DIRECTION = Your task is to retype, word for word, the lines from the start of the data through the line holding "const ref = React.useRef<SVGSVGElement>(null);". Do not include the pictures.

INPUT FOR THIS TASK =
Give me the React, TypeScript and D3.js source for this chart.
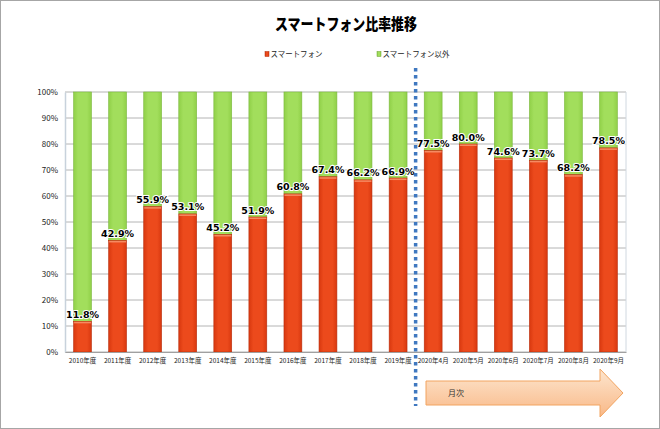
import React from 'react';
import * as d3 from 'd3';

const categories = [
  '2010年度', '2011年度', '2012年度', '2013年度', '2014年度', '2015年度', '2016年度', '2017年度',
  '2018年度', '2019年度', '2020年4月', '2020年5月', '2020年6月', '2020年7月', '2020年8月', '2020年9月',
];
const smartphone = [11.8, 42.9, 55.9, 53.1, 45.2, 51.9, 60.8, 67.4, 66.2, 66.9, 77.5, 80.0, 74.6, 73.7, 68.2, 78.5];
const yTicks = [0, 10, 20, 30, 40, 50, 60, 70, 80, 90, 100];
const seriesNames = ['スマートフォン', 'スマートフォン以外'];
const title = 'スマートフォン比率推移';
const arrowLabel = '月次';

const W = 660;
const H = 429;
const font = '"Noto Sans CJK JP", "DejaVu Sans", sans-serif';

const App: React.FC = () => {
  const ref = React.useRef<SVGSVGElement>(null);

  React.useEffect(() => {
    const svg = d3.select(ref.current);
    svg.selectAll('*').remove();

    const margin = { top: 92, right: 34, bottom: 77, left: 65 };
    const x = d3.scaleBand<string>().domain(categories).range([margin.left, W - margin.right]).paddingInner(0.49).paddingOuter(0.245);
    const y = d3.scaleLinear().domain([0, 100]).range([H - margin.bottom, margin.top]);

    const defs = svg.append('defs');
    const grad = (id: string, stops: [number, string][], vertical = false) => {
      const g = defs.append('linearGradient').attr('id', id)
        .attr('x1', 0).attr('y1', 0).attr('x2', vertical ? 0 : 1).attr('y2', vertical ? 1 : 0);
      stops.forEach(([o, c]) => g.append('stop').attr('offset', o).attr('stop-color', c));
    };
    grad('red', [[0, '#d8380f'], [0.25, '#ec4a1c'], [0.75, '#ec4a1c'], [1, '#d8380f']]);
    grad('green', [[0, '#90d048'], [0.25, '#a2de5c'], [0.75, '#a2de5c'], [1, '#90d048']]);
    grad('arrow', [[0, '#fde6cf'], [1, '#f9b887']], true);

    // background + frame
    svg.append('rect').attr('x', 0.5).attr('y', 0.5).attr('width', W - 1).attr('height', H - 1)
      .attr('fill', '#fff').attr('stroke', '#a6a6a6');

    // title
    svg.append('text').attr('x', 275).attr('y', 30)
      .attr('textLength', 142).attr('lengthAdjust', 'spacingAndGlyphs')
      .attr('font-family', font).attr('font-weight', 900).attr('font-size', 16).text(title);

    // legend
    const legend = [
      { x: 265, w: 52, fill: 'url(#red)', stroke: '#b02a08' },
      { x: 377, w: 67, fill: 'url(#green)', stroke: '#6a9e30' },
    ];
    legend.forEach((l, i) => {
      svg.append('rect').attr('x', l.x).attr('y', 51.5).attr('width', 4).attr('height', 5)
        .attr('fill', l.fill).attr('stroke', l.stroke).attr('stroke-width', 0.5);
      svg.append('text').attr('x', l.x + 5.5).attr('y', 57)
        .attr('textLength', l.w).attr('lengthAdjust', 'spacingAndGlyphs')
        .attr('font-family', font).attr('font-size', 8).attr('fill', '#222').text(seriesNames[i]);
    });

    // gridlines
    svg.append('g').selectAll('line').data(yTicks).enter().append('line')
      .attr('x1', margin.left).attr('x2', W - margin.right)
      .attr('y1', (d: number) => y(d)).attr('y2', (d: number) => y(d))
      .attr('stroke', '#b4b4b4').attr('stroke-width', 1);
    // plot border right
    svg.append('line').attr('x1', W - margin.right).attr('x2', W - margin.right)
      .attr('y1', y(100)).attr('y2', y(0)).attr('stroke', '#d0d8e0');

    // y axis
    const yAxis = svg.append('g').attr('transform', `translate(${margin.left},0)`)
      .call(d3.axisLeft(y).tickValues(yTicks).tickSize(0).tickPadding(7).tickFormat((d: d3.NumberValue) => `${d}%`));
    yAxis.select('.domain').attr('stroke', '#c8d2dc').attr('stroke-width', 1.5);
    yAxis.selectAll('text').attr('font-family', font).attr('font-size', 8).attr('fill', '#222');

    // bars
    const bars = svg.append('g');
    categories.forEach((c, i) => {
      const bx = x(c) as number;
      const bw = x.bandwidth();
      const v = smartphone[i];
      bars.append('rect').attr('x', bx).attr('y', y(100)).attr('width', bw).attr('height', y(v) - y(100))
        .attr('fill', 'url(#green)').attr('stroke', '#7cb840').attr('stroke-width', 0.6);
      bars.append('rect').attr('x', bx).attr('y', y(v)).attr('width', bw).attr('height', y(0) - y(v))
        .attr('fill', 'url(#red)').attr('stroke', '#b83010').attr('stroke-width', 0.6);
      bars.append('rect').attr('x', bx + 0.5).attr('y', y(v) + 0.5).attr('width', bw - 1).attr('height', 1.5)
        .attr('fill', '#f58a62');
    });

    // value labels
    svg.append('g').selectAll('text').data(smartphone).enter().append('text')
      .attr('x', (_d: number, i: number) => (x(categories[i]) as number) + x.bandwidth() / 2)
      .attr('y', (d: number) => y(d) - 3.5)
      .attr('text-anchor', 'middle').attr('font-family', '"DejaVu Sans", sans-serif')
      .attr('font-weight', 'bold').attr('font-size', 9.5).attr('fill', '#000')
      .attr('stroke', '#fff').attr('stroke-width', 2).attr('paint-order', 'stroke')
      .text((d: number) => `${d.toFixed(1)}%`);

    // x axis
    const xAxis = svg.append('g').attr('transform', `translate(0,${y(0)})`)
      .call(d3.axisBottom(x).tickSize(0).tickPadding(6));
    xAxis.select('.domain').attr('stroke', '#a0a0a0').attr('stroke-width', 1.2);
    xAxis.selectAll('text').attr('font-family', font).attr('font-size', 6.5).attr('fill', '#222');

    // divider dotted line
    const divX = ((x('2019年度') as number) + x.bandwidth() + (x('2020年4月') as number)) / 2;
    svg.append('line').attr('x1', divX).attr('x2', divX).attr('y1', 68).attr('y2', 406)
      .attr('stroke', '#3f78c0').attr('stroke-width', 3.5).attr('stroke-dasharray', '3.5 3.5');

    // arrow
    const ax0 = 426, ax1 = 600, ax2 = 623, by0 = 381, by1 = 405, hy0 = 369, hy1 = 417;
    const pts: [number, number][] = [
      [ax0, by0], [ax1, by0], [ax1, hy0], [ax2, (hy0 + hy1) / 2], [ax1, hy1], [ax1, by1], [ax0, by1],
    ];
    svg.append('path').attr('d', d3.line()(pts) + 'Z')
      .attr('fill', 'url(#arrow)').attr('stroke', '#f2a460').attr('stroke-width', 1);
    svg.append('text').attr('x', 448).attr('y', 396).attr('font-family', font)
      .attr('font-size', 8).attr('fill', '#333').text(arrowLabel);
  }, []);

  return (
    <svg ref={ref} width={W} height={H} style={{ position: 'absolute', left: 0, top: 0 }} />
  );
};

export default App;
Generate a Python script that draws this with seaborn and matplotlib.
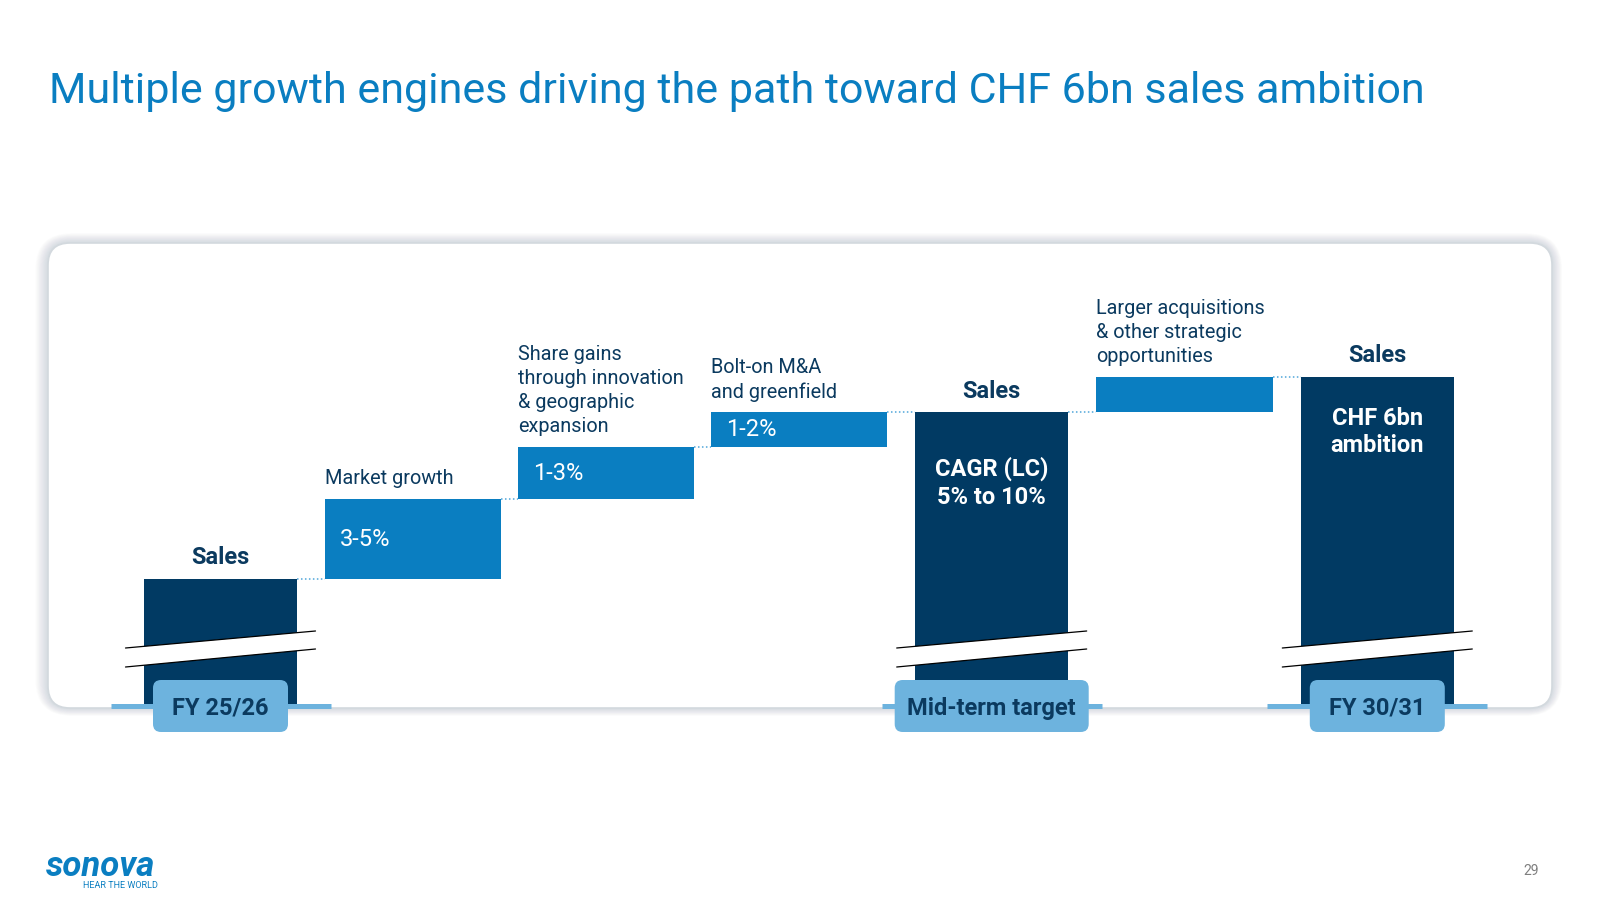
import matplotlib
matplotlib.use("Agg")
import matplotlib.pyplot as plt
import seaborn as sns
import pandas as pd
from matplotlib.patches import FancyBboxPatch, Polygon

# ---------------- data ----------------
categories = ["FY 25/26", "Market growth", "Share gains", "Bolt-on M&A",
              "Mid-term target", "Larger acquisitions", "FY 30/31"]
bar_kind = ["total", "step", "step", "step", "total", "step", "total"]
bar_values = [12.7, 8.0, 5.2, 3.5, 29.4, 3.5, 32.9]   # illustrative index units
top_labels = ["Sales",
              "Market growth",
              "Share gains\nthrough innovation\n& geographic\nexpansion",
              "Bolt-on M&A\nand greenfield",
              "Sales",
              "Larger acquisitions\n& other strategic\nopportunities",
              "Sales"]
inner_labels = ["", "3-5%", "1-3%", "1-2%", "CAGR (LC)\n5% to 10%", "", "CHF 6bn\nambition"]
period_labels = ["FY 25/26", "Mid-term target", "FY 30/31"]
title_text = "Multiple growth engines driving the path toward CHF 6bn sales ambition"
page_number = "29"

# ---------------- style ----------------
NAVY = "#013a63"
TEXT_NAVY = "#0b3a5f"
BLUE = "#0a7ec1"
LIGHT = "#6db3de"
DOT = "#4fa6da"

sns.set_theme(style="white")
plt.rcParams["font.family"] = ["Roboto", "DejaVu Sans"]

W_TOTAL = 0.794
W_STEP = 0.913

# cumulative bottoms
bottoms = []
level = 0.0
for k, v in zip(bar_kind, bar_values):
    if k == "total":
        bottoms.append(0.0)
        level = v
    else:
        bottoms.append(level)
        level += v
tops = [b + v for b, v in zip(bottoms, bar_values)]
widths = [W_TOTAL if k == "total" else W_STEP for k in bar_kind]

fig = plt.figure(figsize=(16, 9), dpi=100)
fig.patch.set_facecolor("white")

bg = fig.add_axes([0, 0, 1, 1], zorder=0)
bg.set_xlim(0, 1600); bg.set_ylim(900, 0); bg.axis("off")

ax = fig.add_axes([0, 0, 1, 1], zorder=1)
ax.patch.set_alpha(0)

fg = fig.add_axes([0, 0, 1, 1], zorder=2)
fg.set_xlim(0, 1600); fg.set_ylim(900, 0); fg.axis("off")
fg.patch.set_alpha(0)

# ---- card with shadow ----
cx0, cy0, cx1, cy1 = 48, 243, 1552, 708
for k in range(14, 0, -1):
    bg.add_patch(FancyBboxPatch((cx0 - k * 0.9, cy0 - k * 0.7), (cx1 - cx0) + 1.8 * k * 0.9,
                                (cy1 - cy0) + 1.8 * k * 0.7,
                                boxstyle=f"round,pad=0,rounding_size={22 + k}",
                                fc="#8796a6", ec="none", alpha=0.022))
bg.add_patch(FancyBboxPatch((cx0, cy0), cx1 - cx0, cy1 - cy0,
                            boxstyle="round,pad=0,rounding_size=22",
                            fc="white", ec="#d3d9de", lw=1.2))

# ---- bars ----
df_tot = pd.DataFrame({"category": categories,
                       "value": [v if k == "total" else 0.0 for k, v in zip(bar_kind, bar_values)]})
sns.barplot(data=df_tot, x="category", y="value", order=categories, color=NAVY,
            saturation=1, width=W_TOTAL, linewidth=0, errorbar=None, ax=ax)
step_idx = [i for i, k in enumerate(bar_kind) if k == "step"]
ax.bar(step_idx, [bar_values[i] for i in step_idx], bottom=[bottoms[i] for i in step_idx],
       width=W_STEP, color=BLUE, linewidth=0)

X0, DX = 220.5, 192.8
Y0, DY = 706.0, 10.0
ax.set_xlim(-X0 / DX, (1600 - X0) / DX)
ax.set_ylim((Y0 - 900) / DY, Y0 / DY)
ax.axis("off")

# dotted connectors
for i in range(len(categories) - 1):
    x_a = i + widths[i] / 2
    x_b = (i + 1) - widths[i + 1] / 2
    ax.plot([x_a, x_b], [tops[i], tops[i]], color=DOT, lw=1.1, ls=(0, (1, 1.6)))

# labels above bars
for i, (k, lab) in enumerate(zip(bar_kind, top_labels)):
    if k == "total":
        ax.text(i, tops[i] + 0.95, lab, ha="center", va="bottom", fontsize=17,
                fontweight="bold", color=TEXT_NAVY)
    else:
        ax.text(i - widths[i] / 2, tops[i] + 1.05, lab, ha="left", va="bottom", fontsize=14.3,
                color=TEXT_NAVY, linespacing=1.34)

# labels inside bars
inner_offset = [0, 0, 0, 0, 7.1, 0, 5.5]
for i, (k, lab) in enumerate(zip(bar_kind, inner_labels)):
    if not lab:
        continue
    if k == "step":
        ax.text(i - widths[i] / 2 + 0.078, bottoms[i] + bar_values[i] / 2, lab,
                ha="left", va="center", fontsize=17, color="white")
    else:
        ax.text(i, tops[i] - inner_offset[i], lab, ha="center", va="center", fontsize=17,
                fontweight="bold", color="white", linespacing=1.27)


def to_px(x, y):
    disp = ax.transData.transform((x, y))
    return fg.transData.inverted().transform(disp)


# break marks, period boxes
total_idx = [i for i, k in enumerate(bar_kind) if k == "total"]
box_w = [135, 194, 135]
for j, i in enumerate(total_idx):
    cx, base = to_px(i, 0)
    # break
    xl, xr = cx - 95, cx + 95
    poly = Polygon([(xl, 648), (xr, 631), (xr, 649), (xl, 667)], closed=True,
                   fc="white", ec="none", zorder=3)
    fg.add_patch(poly)
    fg.plot([xl, xr], [648, 631], color="black", lw=0.9, zorder=4)
    fg.plot([xl, xr], [667, 649], color="black", lw=0.9, zorder=4)
    # line + box
    fg.plot([cx - 110, cx + 110], [base, base], color=LIGHT, lw=3.6, zorder=5,
            solid_capstyle="butt")
    bh = 52
    fg.add_patch(FancyBboxPatch((cx - box_w[j] / 2, base - bh / 2), box_w[j], bh,
                                boxstyle="round,pad=0,rounding_size=8",
                                fc=LIGHT, ec="none", zorder=6))
    fg.text(cx, base + 8.5, period_labels[j], ha="center", va="baseline", fontsize=17,
            fontweight="bold", color=TEXT_NAVY, zorder=7)

# title
fg.text(49, 103, title_text, ha="left", va="baseline", fontsize=31, color=BLUE)

# logo
fg.text(46, 876, "sonova", ha="left", va="baseline", fontsize=25, fontweight="bold",
        style="italic", color=BLUE)
fg.text(83, 888, "HEAR THE WORLD", ha="left", va="baseline", fontsize=6.5, color=BLUE)

# page number
fg.text(1531, 875, page_number, ha="center", va="baseline", fontsize=10, color="#7f7f7f")

fig.savefig("out.png", dpi=100)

WRITTEN SOLUTION =
Give me the React, TypeScript and D3.js source for this chart.
import React from 'react';
import * as d3 from 'd3';

const categories = [
  '2010年度', '2011年度', '2012年度', '2013年度', '2014年度', '2015年度', '2016年度', '2017年度',
  '2018年度', '2019年度', '2020年4月', '2020年5月', '2020年6月', '2020年7月', '2020年8月', '2020年9月',
];
const smartphone = [11.8, 42.9, 55.9, 53.1, 45.2, 51.9, 60.8, 67.4, 66.2, 66.9, 77.5, 80.0, 74.6, 73.7, 68.2, 78.5];
const yTicks = [0, 10, 20, 30, 40, 50, 60, 70, 80, 90, 100];
const seriesNames = ['スマートフォン', 'スマートフォン以外'];
const title = 'スマートフォン比率推移';
const arrowLabel = '月次';

const W = 660;
const H = 429;
const font = '"Noto Sans CJK JP", "DejaVu Sans", sans-serif';

const App: React.FC = () => {
  const ref = React.useRef<SVGSVGElement>(null);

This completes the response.